▶ Information provided:

>>>>

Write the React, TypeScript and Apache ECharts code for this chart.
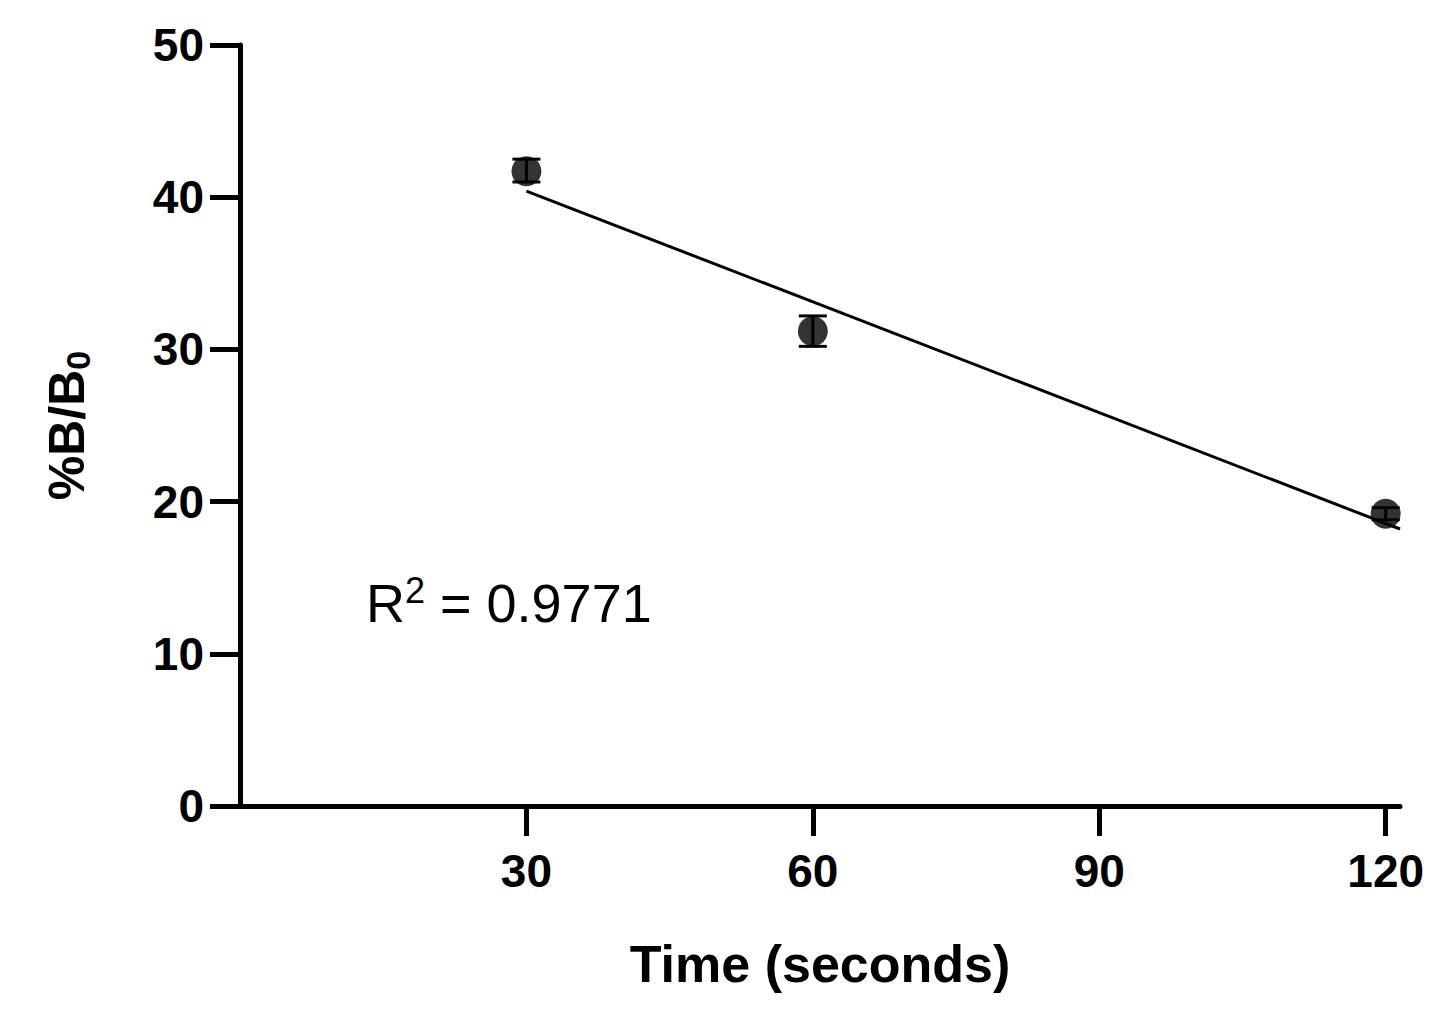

<<<<
>>>>

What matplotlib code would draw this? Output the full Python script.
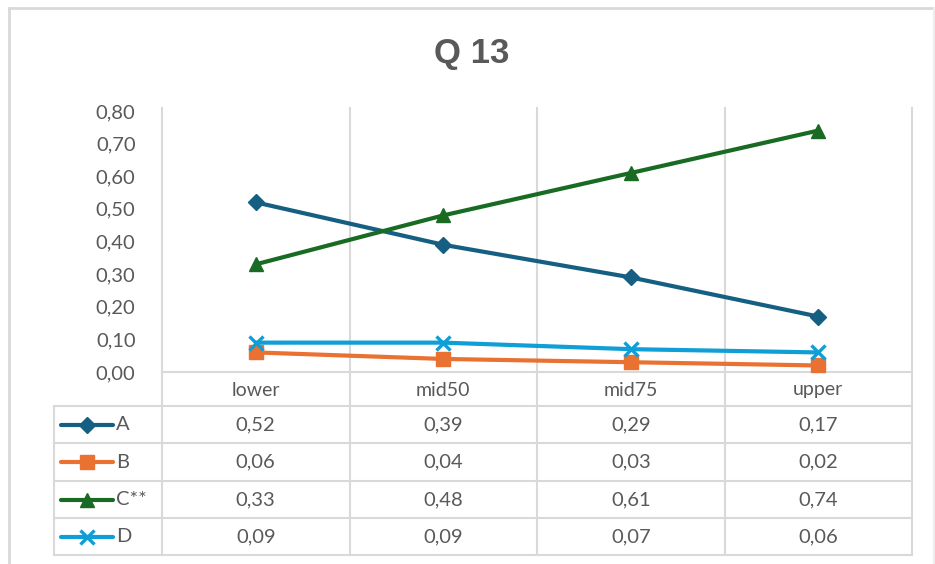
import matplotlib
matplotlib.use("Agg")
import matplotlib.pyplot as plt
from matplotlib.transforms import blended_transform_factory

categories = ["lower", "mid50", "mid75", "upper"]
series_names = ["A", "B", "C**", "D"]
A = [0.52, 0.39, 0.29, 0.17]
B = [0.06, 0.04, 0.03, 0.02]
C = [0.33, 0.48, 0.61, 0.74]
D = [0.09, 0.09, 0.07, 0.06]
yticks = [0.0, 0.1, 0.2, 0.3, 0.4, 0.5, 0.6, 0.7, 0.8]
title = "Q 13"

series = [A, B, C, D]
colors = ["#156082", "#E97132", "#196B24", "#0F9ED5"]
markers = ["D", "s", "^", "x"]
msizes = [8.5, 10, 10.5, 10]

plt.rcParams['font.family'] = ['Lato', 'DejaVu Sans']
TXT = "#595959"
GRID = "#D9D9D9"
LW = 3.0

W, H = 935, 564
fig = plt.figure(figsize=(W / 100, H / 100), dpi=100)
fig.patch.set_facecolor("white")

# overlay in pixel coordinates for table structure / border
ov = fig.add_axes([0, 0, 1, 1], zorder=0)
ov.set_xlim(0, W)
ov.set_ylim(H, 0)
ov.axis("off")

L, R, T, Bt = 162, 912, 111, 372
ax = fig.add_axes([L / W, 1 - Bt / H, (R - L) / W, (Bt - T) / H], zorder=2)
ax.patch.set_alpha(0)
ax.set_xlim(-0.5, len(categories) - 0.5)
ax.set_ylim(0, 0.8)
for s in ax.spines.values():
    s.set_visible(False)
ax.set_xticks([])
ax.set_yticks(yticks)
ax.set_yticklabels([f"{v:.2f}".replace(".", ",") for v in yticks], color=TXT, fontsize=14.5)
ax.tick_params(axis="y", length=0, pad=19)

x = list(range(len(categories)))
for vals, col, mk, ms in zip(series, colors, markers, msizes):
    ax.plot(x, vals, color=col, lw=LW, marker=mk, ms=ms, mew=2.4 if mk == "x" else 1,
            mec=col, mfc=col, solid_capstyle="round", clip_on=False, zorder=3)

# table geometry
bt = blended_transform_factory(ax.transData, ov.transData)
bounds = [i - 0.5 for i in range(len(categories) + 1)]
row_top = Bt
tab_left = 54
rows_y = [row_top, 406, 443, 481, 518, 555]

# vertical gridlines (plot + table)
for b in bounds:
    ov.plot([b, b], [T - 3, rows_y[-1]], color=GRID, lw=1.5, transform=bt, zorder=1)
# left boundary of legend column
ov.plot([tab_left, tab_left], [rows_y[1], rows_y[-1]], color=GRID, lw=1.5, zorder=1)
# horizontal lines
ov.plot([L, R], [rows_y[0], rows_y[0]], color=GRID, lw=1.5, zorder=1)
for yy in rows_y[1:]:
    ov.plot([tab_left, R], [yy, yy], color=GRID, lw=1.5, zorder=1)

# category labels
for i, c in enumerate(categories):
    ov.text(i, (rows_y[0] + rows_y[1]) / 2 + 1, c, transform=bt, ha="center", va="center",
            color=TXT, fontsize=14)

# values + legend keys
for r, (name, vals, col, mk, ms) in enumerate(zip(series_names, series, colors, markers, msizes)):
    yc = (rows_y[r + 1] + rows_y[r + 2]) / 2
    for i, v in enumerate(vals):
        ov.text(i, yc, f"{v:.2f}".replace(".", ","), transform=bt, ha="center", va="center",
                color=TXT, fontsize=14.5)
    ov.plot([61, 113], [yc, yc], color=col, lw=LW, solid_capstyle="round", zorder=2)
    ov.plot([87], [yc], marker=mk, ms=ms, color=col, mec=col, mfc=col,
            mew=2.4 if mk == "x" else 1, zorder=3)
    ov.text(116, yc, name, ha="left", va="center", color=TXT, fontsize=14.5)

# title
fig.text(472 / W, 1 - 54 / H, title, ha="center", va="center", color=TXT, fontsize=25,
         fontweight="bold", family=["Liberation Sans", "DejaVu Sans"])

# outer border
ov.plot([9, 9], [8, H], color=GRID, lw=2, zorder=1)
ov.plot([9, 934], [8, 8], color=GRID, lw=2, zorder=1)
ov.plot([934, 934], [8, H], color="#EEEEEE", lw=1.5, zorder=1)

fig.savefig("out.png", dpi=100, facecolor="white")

<<<<

▶ Request:
Identify the lines in the entries that hold "this" and return each one.

▶ Completed task:
Write the React, TypeScript and Apache ECharts code for this chart.
What matplotlib code would draw this? Output the full Python script.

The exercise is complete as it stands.